According to Tushar Talukdar, city police commissioner at the time, in anticipation of the protest march, police contingents were deployed near Writers' Building and Raj Bhavan (Governor's residence). Also a Prohibitory Order under Section 144 of CrPC was enforced beyond Mayo Road crossing. The group led by Mamata Banerjee was stopped near the Tea Board office on B.T.M. Sarani (Brabourne Road), while another group near Mayo Road crossing allegedly went out of control.

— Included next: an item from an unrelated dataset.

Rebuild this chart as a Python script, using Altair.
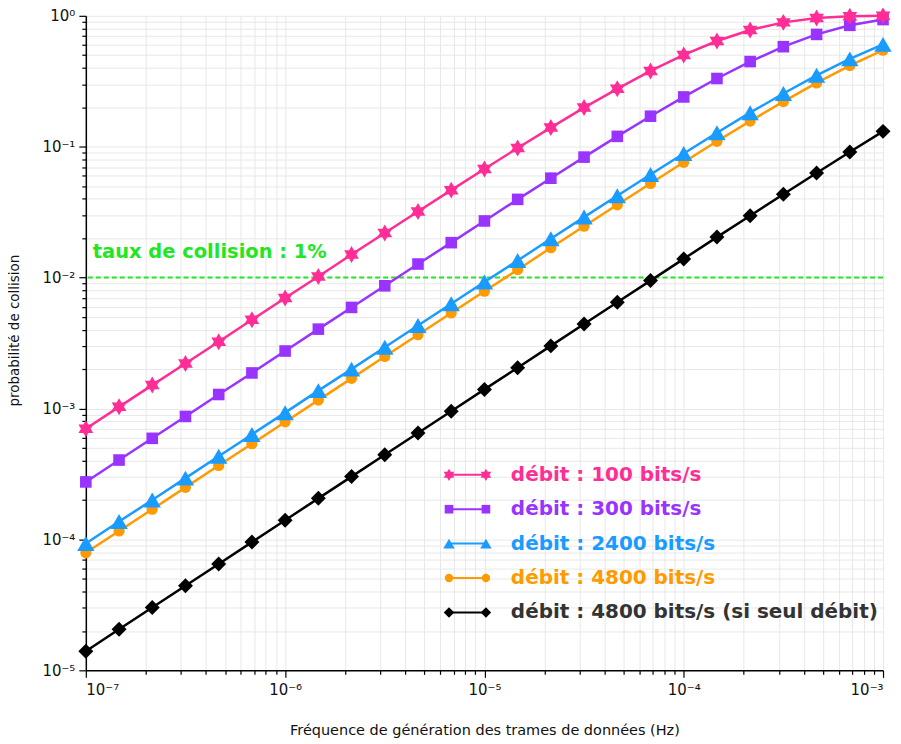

At the press conference after the incident, Talukdar had claimed that he was unaware of the firing. When questioned by journalists, regarding why a junior officer had apparently ordered the firing without his consent, and why the cops violating the set norms, chose to fire at the torso of protestors instead of the legs, Talukdar said the police "will inquire into it".

==Aftermath==
Union Home Minister S. B. Chavan, who had rushed to Calcutta after the incident, advised the state Government to order a judicial probe into the incident. However, no probe was ordered by the Chief Minister, Jyoti Basu, who supported the police actions saying they had "done a good job" in preventing the alleged attempted siege of the Writers' Building.

An executive inquiry was subsequently undertaken; Kanwaljit Singh, then joint CP in charge of Writers' Building carried out the executive inquiry for Dorina Crossing events, while D. C. Vajpai investigated the Mayo Road events. 21 years later these officials informed an inquiry commission that reports files have been missing both from the Kolkata police headquarters at Lalbazar and the state secretariat at Writers' Building.

==Legacy==
The firing incident was a turning point in the political career of Mamata Banerjee, who was also injured in the incident. She already was a rising figure in the state politics, but now had public sympathy as well. In the coming years, the 21 July anniversary of the incident has become the largest yearly public rally of the party and Banerjee amassed a huge youth following to become an important opposition leader. She formed All India Trinamool Congress in 1997, which formed state government in 2011.

Today, both the Congress and the Trinamool Congress continue to observe 21 July as a "Martyrs' Day" in West Bengal. The Trinamool Congress organises the annual 21 July Martyr's Day Rally at Esplanade More (Dharmatala) in Kolkata.

==2011 Inquiry==
Mamata Banerjee eventually became the Chief Minister of West Bengal in 2011, and in May 2011, the state government formed a judicial commission, headed by Sushanto Chattopadhyay, a former Chief Justice of Orissa High Court, to inquire into the police firing. Most of the politicians of the time deposed statements with the commission, including Biman Bose, state chief of the West Bengal Communist Party of India (Marxist), and Buddhadeb Bhattacharjee, former West Bengal chief minister, who was then Information and Cultural Affairs minister in the Jyoti Basu-led state Government of West Bengal and also in charge of the Calcutta Police. In his 50-minute deposition on 26 February 2014, Bhattacharjee justified the firing and also stated, "At that time, in principle I did not feel the need for judicial inquiry and I still stick to my views."

Also in the month of February 2014, five former police officers of the period were summoned twice in front on the panel. This included, Tushar Talukdar (then police commissioner), D C Vajpai (then additional CP), R K Johry (former joint CP), N K Singh (former DC-south) and Kanwaljit Singh (then joint CP in charge of Writers). The home secretary during 1993, Manish Gupta, who is now power minister in ruling state cabinet, in his deposition stated that he was against police firing. On 20 February, on a petition filed by three retired IPS officers, Dinesh Vajpai, RK Juhuri and Nawal Kishore Singh challenging a notice served to them by the commission. On 28 January, the Calcutta High Court stayed the notice. This was in accordance of its previous 2011 judgement that "the commission may summon the three former IPS officers after completing the deposition of all other witnesses". Final verdict is however awaited.

To date, the panel has heard 350 witnesses, and is expected to submit its report by April 2014. As the victims were from lower-middle-class families and did not have any criminal record, their families are expected to receive monetary compensation. During the 2014 inquiry, Justice (retired) Sushanta Chatterjee, former Chief Justice of the Orissa High Court described the police response as “unprovoked and unconstitutional”. “The commission has come to the conclusion that the case is even worse than Jallianwala Bagh massacre,” said Justice Chatterjee.